Recall Effort is Dormant, Not Dead
The movement to recall D.C. Mayor Vincent Gray (D) and D.C. Council Chairman Kwame Brown (D) has been suspended but could be revived if the situation merits, said its chief organizer.
Frederick C. Butler, a strategic communications services consultant who has close ties to friends of former D.C. Mayor Adrian Fenty, submitted petitions to the D.C. Board of Elections and Ethics on Mon., Feb. 13 to recall the city's top two political leaders but stopped operations shortly afterward.

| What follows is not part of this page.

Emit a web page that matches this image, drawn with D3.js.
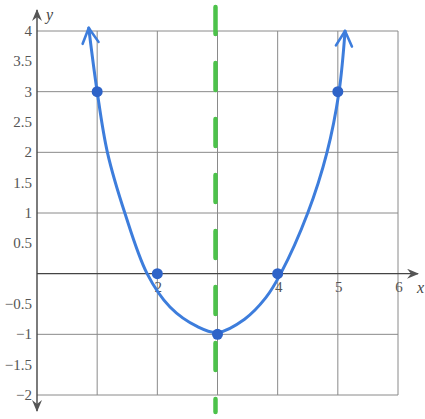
<!DOCTYPE html>
<html>
<head>
<meta charset="utf-8">
<script src="https://cdn.jsdelivr.net/npm/d3@7"></script>
<style>
  html, body { margin: 0; padding: 0; background: #fff; }
  svg { display: block; }
</style>
</head>
<body>
<script>
// Plotted points of y = (x - 3)^2 - 1
const pointsX = [1, 2, 3, 4, 5];
const pointsY = [3, 0, -1, 0, 3];

// Hand-traced path of the curve, arrow to arrow
const curveX = [0.86, 1.0, 1.17, 1.46, 1.83, 2.21, 2.66, 3.0, 3.45, 3.8, 4.05, 4.5, 4.82, 5.02, 5.12];
const curveY = [4.05, 3.0, 2.0, 1.0, 0.0, -0.55, -0.87, -0.97, -0.75, -0.4, 0.0, 1.0, 2.0, 3.0, 4.0];

// Axis of symmetry x = 3
const symmetryX = 3;

// Grid and tick labels
const gridX = [1, 2, 3, 4, 5, 6];
const gridY = [-2, -1, 1, 2, 3, 4];
const xTickLabels = [2, 4, 5, 6];
const yTickLabels = [4, 3.5, 3, 2.5, 2, 1.5, 1, 0.5, -0.5, -1, -1.5, -2];

const W = 425, H = 419;
const svg = d3.select("body").append("svg").attr("width", W).attr("height", H);

const x = d3.scaleLinear().domain([0, 6]).range([37, 398]);
const y = d3.scaleLinear().domain([-2, 4]).range([395, 31]);

const defs = svg.append("defs");
defs.append("marker")
  .attr("id", "axisArrow").attr("viewBox", "0 0 12 10")
  .attr("refX", 11).attr("refY", 5)
  .attr("markerWidth", 12).attr("markerHeight", 10)
  .attr("markerUnits", "userSpaceOnUse")
  .attr("orient", "auto-start-reverse")
  .append("path").attr("d", "M0,0 L12,5 L0,10 L4,5 Z").attr("fill", "#555");
defs.append("marker")
  .attr("id", "curveArrow").attr("viewBox", "0 0 20 20")
  .attr("refX", 18).attr("refY", 10)
  .attr("markerWidth", 20).attr("markerHeight", 20)
  .attr("markerUnits", "userSpaceOnUse")
  .attr("orient", "auto-start-reverse")
  .append("path").attr("d", "M3,2 L18,10 L3,18")
  .attr("fill", "none").attr("stroke", "#3d7ddc").attr("stroke-width", 2.6)
  .attr("stroke-linecap", "round").attr("stroke-linejoin", "round");

// Grid lines
const grid = svg.append("g").attr("stroke", "#8a8a8a").attr("stroke-width", 1);
grid.selectAll("line.v").data(gridX).join("line")
  .attr("x1", d => x(d)).attr("x2", d => x(d))
  .attr("y1", y(4)).attr("y2", y(-2));
grid.selectAll("line.h").data(gridY).join("line")
  .attr("x1", x(0)).attr("x2", x(6))
  .attr("y1", d => y(d)).attr("y2", d => y(d));

// Axes
svg.append("line")
  .attr("x1", x(0)).attr("x2", 418).attr("y1", y(0)).attr("y2", y(0))
  .attr("stroke", "#444").attr("stroke-width", 1.4)
  .attr("marker-end", "url(#axisArrow)");
svg.append("line")
  .attr("x1", x(0)).attr("x2", x(0)).attr("y1", 411).attr("y2", 10)
  .attr("stroke", "#444").attr("stroke-width", 1.4)
  .attr("marker-start", "url(#axisArrow)")
  .attr("marker-end", "url(#axisArrow)");

const font = "'Liberation Serif', 'DejaVu Serif', serif";

// y tick labels
svg.append("g").selectAll("text").data(yTickLabels).join("text")
  .attr("x", 32).attr("y", d => y(d) + 5)
  .attr("text-anchor", "end")
  .attr("font-family", font).attr("font-size", 15).attr("fill", "#555")
  .text(d => d3.format("")(d).replace("-", "\u2212"));

// x tick labels
svg.append("g").selectAll("text").data(xTickLabels).join("text")
  .attr("x", d => x(d) + 1).attr("y", y(0) + 18)
  .attr("text-anchor", "middle")
  .attr("font-family", font).attr("font-size", 15).attr("fill", "#555")
  .text(d => d);

// Axis names
svg.append("text").attr("x", 46).attr("y", 20)
  .attr("font-family", font).attr("font-style", "italic").attr("font-size", 16).attr("fill", "#444")
  .text("y");
svg.append("text").attr("x", 417).attr("y", 293)
  .attr("font-family", font).attr("font-style", "italic").attr("font-size", 16).attr("fill", "#444")
  .text("x");

// Axis of symmetry
svg.append("line")
  .attr("x1", x(symmetryX) - 2).attr("x2", x(symmetryX) - 2)
  .attr("y1", 7).attr("y2", 412)
  .attr("stroke", "#4cc24a").attr("stroke-width", 4.5)
  .attr("stroke-dasharray", "27,29")
  .attr("stroke-linecap", "round");

// Parabola
const curveData = curveX.map((d, i) => [d, curveY[i]]);
svg.append("path")
  .datum(curveData)
  .attr("d", d3.line().x(d => x(d[0])).y(d => y(d[1])).curve(d3.curveCatmullRom.alpha(0.5)))
  .attr("fill", "none").attr("stroke", "#3d7ddc").attr("stroke-width", 3)
  .attr("stroke-linecap", "round")
  .attr("marker-start", "url(#curveArrow)")
  .attr("marker-end", "url(#curveArrow)");

// Plotted points
svg.append("g").selectAll("circle").data(pointsX).join("circle")
  .attr("cx", d => x(d)).attr("cy", (d, i) => y(pointsY[i]))
  .attr("r", 5.5).attr("fill", "#2e63c8");
</script>
</body>
</html>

"Some of our backers wanted to see the results of the investigations," Butler, 28, said. "Depending on what happens with the investigations, we will see what happens next."
Gray and Brown are being investigated for violation of elections laws for their 2010 and 2008 campaigns, respectively.
Butler, a resident of Northwest, would have needed 45,000 signatures from registered voters in five of the city's eight wards in 180 days in order for the elections board to put the recall before the voters. If the signatures proved to be valid, the elections board would have set a date for the recall election.
Biddle Takes a Breather
Former D.C. Council member Sekou Biddle said that he's taking a break from politics, but he's definitely not through with the business.
"I am spending time with my wife and doing things that fathers do such as teaching my kid how to ride a bike," Biddle said. "I have also taken time to go fishing. I am reacquainting myself with my family."
Biddle, 40, was selected as a member of the D.C. Council in January 2011 by the D.C. State Democratic Committee as a result of Kwame Brown's election as council chairman in the November 2010 general election. Brown served as an at-large member of the District's legislative body from 2005-2011.
Biddle served four months on the D.C. Council but was defeated in his attempt to keep the seat in an April 2011 special election by Vincent Orange, who currently holds the position. Biddle lost to Orange by a slim margin in the Tue., April 3 Democratic primary despite dominating precincts west of 16th Street, NW and racially-mixed neighborhoods in Ward 6.
Biddle said that he's not thinking about 2014, when two at-large seats, the mayor, the D.C. Attorney General, the chairman and Wards 1, 3, 5, and 6 will be up for re-election. A resident of Ward 4, Biddle said that "he is looking for the right opportunity."
D.C. Council member Muriel Bowser (D-Ward 4) and former D.C. Council member Carol Schwartz chatted after the swearing-in of D.C. Council member Kenyan McDuffie (D-Ward 5). However, the two veteran politicians didn't disclose the nature of their conversation.
Bowser, 39, has been mentioned for months as a potential 2014 mayoral candidate. Brandon Todd, a protégé of Bowser's, said that the "council woman has only been focusing on the November election."
Schwartz, 68, ran for mayor of the District in 1986, 1994 and 1998 as a Republican, getting 33, 42 and 30 percent of the vote, respectively. Bowser and Schwartz served on the D.C. Council together in 2007 and 2008. Schwartz ran for re-election in 2008 but lost in the general election as a write-in to independent Michael Brown.